| BRYN MAWR ARCHAEOLOGY MAJOR EMILY HAMMER '06
VIRTUALLY RECONSTRUCTS ANCIENT ASSYRIAN PALACE
Emily Hammer '06, a double major in mathematics and archaeology, has a passion for both quantitative analysis and humanistic study. Last summer, with the aid of a Hanna Holborn Gray Undergraduate Research Grant, she was able to develop both interests by creating a computer reconstruction of an Assyrian palace built at Nineveh (in what is now northern Iraq ) over a period of about a decade or more around 700 B.C.E. The model calculates the view a human of average height would have had from each of the palace's known rooms.
"I was raised by two scientists," says Hammer, "and I find computer-based methods very appealing. I love the interdisciplinary nature of archaeology, and I've always been interested in history, but the crystalline lens of mathematics and the scientific method are very attractive and persuasive to me."
Last year, courses in geoarchaeology and spatial analysis "interested me in issues of space and landscape that I had never really thought about before," says Hammer. "I did a project building a computer-aided-design (CAD) model of a temple. The purpose was to learn how to use the software, but also to look at how people might have moved toward and through the spaces surrounding the structure. The following semester, using GIS (geographic information systems) technology, I looked at space on a much larger, regional scale."
Ready for a more ambitious project of her own, Hammer applied for and received research funding from the Hanna Holborn Gray '50 Undergraduate Research Program in the Humanities. The fund, established by a grant from the Andrew W. Mellon Foundation, supports 10 to 15 Bryn Mawr students' independent research each year. Hammer credits her adviser, Instructor in Classical and Near Eastern Archaeology Geoffrey Compton, with fostering her interest in spatial analysis, encouraging her to pursue the grant and teaching her to write a research proposal.
Creating a model of Sennacherib's Southwest Palace at Nineveh certainly qualifies as an ambitious project. "The palace is huge," Hammer says. "It hasn't even been fully excavated, and we already know of the existence of more than 70 rooms."

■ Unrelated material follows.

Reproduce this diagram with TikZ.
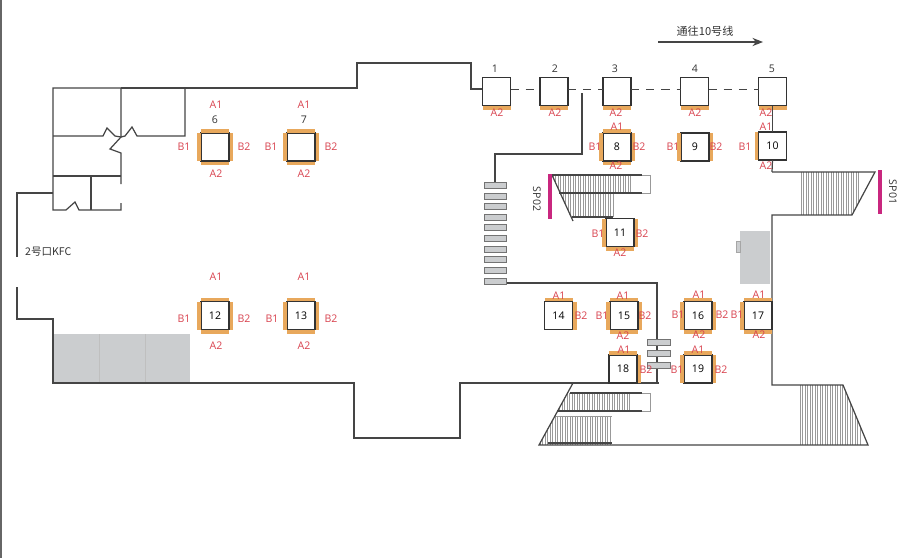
\documentclass[tikz,border=0pt]{standalone}
\usepackage{fontspec}
\usetikzlibrary{arrows.meta}
\setmainfont{Open Sans}
\newfontfamily\cjk{Noto Sans CJK SC}
\definecolor{wallcol}{HTML}{454545}
\definecolor{barcol}{HTML}{E8A85C}
\definecolor{facecol}{HTML}{D8434F}
\definecolor{stepcol}{HTML}{CBCDCF}
\definecolor{spcol}{HTML}{C9277F}
\tikzset{
  wall/.style={draw=wallcol,line width=1.05pt},
  kiosk/.style={draw=black!80,line width=1.05pt,fill=white,minimum size=0.84cm,inner sep=0pt,outer sep=0pt,font=\fontsize{9}{10}\selectfont},
  face/.style={text=facecol,inner sep=0pt,font=\fontsize{9}{10}\selectfont},
  tag/.style={text=black!80,inner sep=0pt,font=\fontsize{9}{10}\selectfont},
  facebar/.style={fill=barcol},
  stair/.style={draw=black!40,line width=0.35pt},
  rail/.style={draw=wallcol,line width=1.5pt},
  steprow/.style={fill=stepcol,draw=black!55,line width=0.4pt},
  dashline/.style={draw=wallcol,line width=1.1pt,dash pattern=on 7pt off 6pt}
}
\begin{document}
\begin{tikzpicture}[x=0.03cm,y=-0.03cm]
      \useasboundingbox (0,0) rectangle (900,558);
      \draw[black!60,line width=1pt] (1,0) -- (1,558);
      % grey blocks
      \fill[stepcol] (53,334) rectangle (190,383);
      \draw[black!25,line width=0.4pt] (99,334) -- (99,383) (145,334) -- (145,383);
      \fill[stepcol] (740,231) rectangle (770,284);
      \fill[stepcol,draw=black!35,line width=0.3pt] (736,241) rectangle (740,252);
      % stairs
      \begin{scope}
        \clip (552,175) -- (650,175) -- (650,221) -- (573,221) -- cycle;
        \foreach \x in {553,555.5,...,632} \draw[stair] (\x,175) -- (\x,193);
        \foreach \x in {553,555.5,...,613} \draw[stair] (\x,193) -- (\x,217);
      \end{scope}
      \begin{scope}
        \clip (772,172) -- (875,172) -- (852,215) -- (772,215) -- cycle;
        \foreach \x in {801,803.5,...,860} \draw[stair] (\x,172) -- (\x,215);
      \end{scope}
      \begin{scope}
        \clip (573,383) -- (650,383) -- (650,445) -- (539,445) -- cycle;
        \foreach \x in {557,559.5,...,631} \draw[stair] (\x,393) -- (\x,411);
        \foreach \x in {540,542.5,...,612} \draw[stair] (\x,416) -- (\x,445);
      \end{scope}
      \begin{scope}
        \clip (772,385) -- (843,385) -- (868,445) -- (772,445) -- cycle;
        \foreach \x in {800,802.5,...,860} \draw[stair] (\x,385) -- (\x,445);
      \end{scope}
      \draw[rail] (552,175) -- (642,175);
      \draw[rail] (559,193) -- (642,193);
      \draw[rail] (572,217) -- (613,217);
      \draw[black!40,line width=0.5pt] (642,175) -- (650,175) -- (650,193) -- (642,193);
      \draw[wall] (552,175) -- (573,221);
      \draw[rail] (570,393) -- (642,393);
      \draw[rail] (557,411) -- (642,411);
      \draw[rail] (548,443) -- (612,443);
      \draw[black!40,line width=0.5pt] (642,393) -- (650,393) -- (650,411) -- (642,411);
      \draw[black!40,line width=0.5pt] (555,416) -- (612,416);
      % walls
      \draw[wall] (121,88) -- (53,88) -- (53,210) -- (66,210) -- (75,202) -- (79,210) -- (121,210) -- (121,203);
      \draw[wall] (121,88) -- (357,88) -- (357,63) -- (471,63) -- (471,89) -- (482,89);
      \draw[wall] (185,88) -- (185,136) -- (137,136) -- (132,127) -- (125,136) -- (121,137);
      \draw[wall] (53,136) -- (103,136) -- (107,128) -- (115,136) -- (121,137);
      \draw[wall] (121,88) -- (121,137) -- (110,149) -- (121,153) -- (121,184);
      \draw[wall] (53,176) -- (121,176);
      \draw[wall] (91,176) -- (91,210);
      \draw[wall] (53,193) -- (17,193) -- (17,257);
      \draw[wall] (17,287) -- (17,319) -- (53,319) -- (53,383) -- (354,383) -- (354,438) -- (460,438) -- (460,383) -- (659,383);
      \draw[wall] (657,383) -- (657,283) -- (490,283);
      \draw[wall] (495,182) -- (495,154) -- (582,154) -- (582,93);
      \draw[wall] (772,172) -- (875,172) -- (852,215) -- (772,215) -- (772,385) -- (843,385) -- (868,445) -- (539,445) -- (573,383);
      % gates
      \foreach \y in {185,196,206,217,227,238,249,259,270,281}
        \draw[steprow] (484,\y-3) rectangle (506,\y+3);
      \foreach \y in {342,353,365}
        \draw[steprow] (647,\y-3) rectangle (670,\y+3);
      % boxes
      \draw
        (496.5,91.5) node[kiosk] (k1){}
        (554,91.5) node[kiosk] (k2){}
        (617,91.5) node[kiosk] (k3){}
        (694.5,91.5) node[kiosk] (k4){}
        (772.5,91.5) node[kiosk] (k5){}
        (215,147) node[kiosk] (k6){}
        (301,147) node[kiosk] (k7){}
        (617,147) node[kiosk] (k8){8}
        (695,147) node[kiosk] (k9){9}
        (772.5,146) node[kiosk] (k10){10}
        (620,232.5) node[kiosk] (k11){11}
        (215,315.5) node[kiosk] (k12){12}
        (301,315.5) node[kiosk] (k13){13}
        (558.5,315.5) node[kiosk] (k14){14}
        (624,315.5) node[kiosk] (k15){15}
        (698,315.5) node[kiosk] (k16){16}
        (758,315.5) node[kiosk] (k17){17}
        (623,369) node[kiosk] (k18){18}
        (698,369) node[kiosk] (k19){19};
      \foreach \n in {k6,k7,k8,k12,k13,k14,k15,k16,k17,k18,k19}
        \fill[facebar] ([yshift=0.015cm]\n.north west) rectangle ([yshift=0.12cm]\n.north east);
      \foreach \n in {k1,k2,k3,k4,k5,k6,k7,k8,k11,k12,k13,k15,k16,k17}
        \fill[facebar] ([yshift=-0.015cm]\n.south west) rectangle ([yshift=-0.12cm]\n.south east);
      \foreach \n in {k6,k7,k8,k9,k10,k11,k12,k13,k15,k16,k17,k19}
        \fill[facebar] ([xshift=-0.015cm]\n.south west) rectangle ([xshift=-0.12cm]\n.north west);
      \foreach \n in {k6,k7,k8,k9,k11,k12,k13,k14,k15,k16,k18,k19}
        \fill[facebar] ([xshift=0.015cm]\n.south east) rectangle ([xshift=0.12cm]\n.north east);
      % links between boxes
      \draw[dashline] ([yshift=0.07cm]k1.east) -- ([yshift=0.07cm]k2.west);
      \draw[dashline] ([yshift=0.07cm]k2.east) -- ([yshift=0.07cm]k3.west);
      \draw[dashline] ([yshift=0.07cm]k3.east) -- ([yshift=0.07cm]k4.west);
      \draw[dashline] ([yshift=0.07cm]k4.east) -- ([yshift=0.07cm]k5.west);
      \draw[wall] (k5.south) -- (k10.north);
      \draw[wall] (k10.south) -- (772,172);
      % box numbers
      \draw
        (495,69) node[tag] (n1){1}
        (555,69) node[tag] (n2){2}
        (615,69) node[tag] (n3){3}
        (695,69) node[tag] (n4){4}
        (772,69) node[tag] (n5){5}
        (215,120) node[tag] (n6){6}
        (304,120) node[tag] (n7){7};
      % face labels
      \draw
        (497,113) node[face] (a1){A2}
        (555,113) node[face] (a2){A2}
        (616,113) node[face] (a3){A2}
        (695,113) node[face] (a4){A2}
        (766,113) node[face] (a5){A2}
        (216,105) node[face] (t6){A1}
        (184,147) node[face] (l6){B1}
        (244,147) node[face] (r6){B2}
        (216,174) node[face] (b6){A2}
        (304,105) node[face] (t7){A1}
        (271,147) node[face] (l7){B1}
        (331,147) node[face] (r7){B2}
        (304,174) node[face] (b7){A2}
        (617,127) node[face] (t8){A1}
        (595,147) node[face] (l8){B1}
        (639,147) node[face] (r8){B2}
        (616,166) node[face] (b8){A2}
        (673,147) node[face] (l9){B1}
        (716,147) node[face] (r9){B2}
        (766,127) node[face] (t10){A1}
        (745,147) node[face] (l10){B1}
        (766,166) node[face] (b10){A2}
        (598,234) node[face] (l11){B1}
        (642,234) node[face] (r11){B2}
        (620,253) node[face] (b11){A2}
        (216,277) node[face] (t12){A1}
        (184,319) node[face] (l12){B1}
        (244,319) node[face] (r12){B2}
        (216,346) node[face] (b12){A2}
        (304,277) node[face] (t13){A1}
        (272,319) node[face] (l13){B1}
        (331,319) node[face] (r13){B2}
        (304,346) node[face] (b13){A2}
        (559,296) node[face] (t14){A1}
        (581,316) node[face] (r14){B2}
        (623,296) node[face] (t15){A1}
        (602,316) node[face] (l15){B1}
        (645,316) node[face] (r15){B2}
        (623,336) node[face] (b15){A2}
        (699,295) node[face] (t16){A1}
        (678,315) node[face] (l16){B1}
        (722,315) node[face] (r16){B2}
        (699,335) node[face] (b16){A2}
        (759,295) node[face] (t17){A1}
        (737,315) node[face] (l17){B1}
        (759,335) node[face] (b17){A2}
        (624,350) node[face] (t18){A1}
        (646,370) node[face] (r18){B2}
        (698,350) node[face] (t19){A1}
        (677,370) node[face] (l19){B1}
        (721,370) node[face] (r19){B2};
      % signs
      \fill[spcol] (547.5,174) rectangle (551.5,219);
      \fill[spcol] (877.5,170) rectangle (881.5,214);
      \node[tag,rotate=-90] (sp2) at (537,199) {SP02};
      \node[tag,rotate=-90] (sp1) at (893,192) {SP01};
      \node[tag,anchor=west] (kfc) at (25,252) {\cjk 2号口KFC};
      \node[tag,font=\fontsize{9.5}{10}\selectfont] (line10) at (705,31) {\cjk 通往10号线};
      \coordinate (dirfrom) at (658,42);
      \coordinate (dirto) at (763,42);
      \draw[wallcol,line width=0.9pt,-{Stealth[length=9pt,width=7pt]}] (dirfrom) -- (dirto);
    \end{tikzpicture}
\end{document}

With a freeware CAD program that can be downloaded from the Internet, Hammer used published excavation data to build her model and then used a GIS tool to analyze it and calculate sight lines from various vantage points.
This method is especially helpful, Hammer says, with issues of access and visibility. "You can create a grid of viewpoints throughout the structure and have the computer calculate what and how far you could see from each one of them. In this way, it shows what the dominant sight lines were and what spaces and imagery - the palace's walls were covered with figural reliefs - a visitor to the palace might have been able to see from a particular vantage point. It also provides a look at how mobility within the space might have been controlled by the architecture.
"Using models like this is a really great technique," Hammer says. "It is a quantitative method that ultimately gives us a more humanistic perspective: an insight into how real humans might have perceived the structure."
At the end of the summer, Hammer left her virtual site behind to travel to a real dig: she took part in a field school operated by the University of California, Berkeley, and Hebrew University of Jerusalem at an Israeli site known as Tel Dor. "It was very exciting," she says. "I've been studying Middle Eastern archaeology for three years, and this is the first time I've actually visited the Middle East." She got more Middle Eastern field experience over winter break, when she participated in some survey work in the United Arab Emirates under the direction of Assistant Professor of Classical and Near Eastern Archaeology Peter Magee.
Hammer is now working on a senior thesis on spatiality in Neo-Assyrian palaces, of which Sennacherib's southwest palace at Nineveh is one. After completing her degree at Bryn Mawr, Hammer plans to go to England to enter a one-year master's program in GIS and spatial-analysis applications in archaeology before starting a Ph.D. program.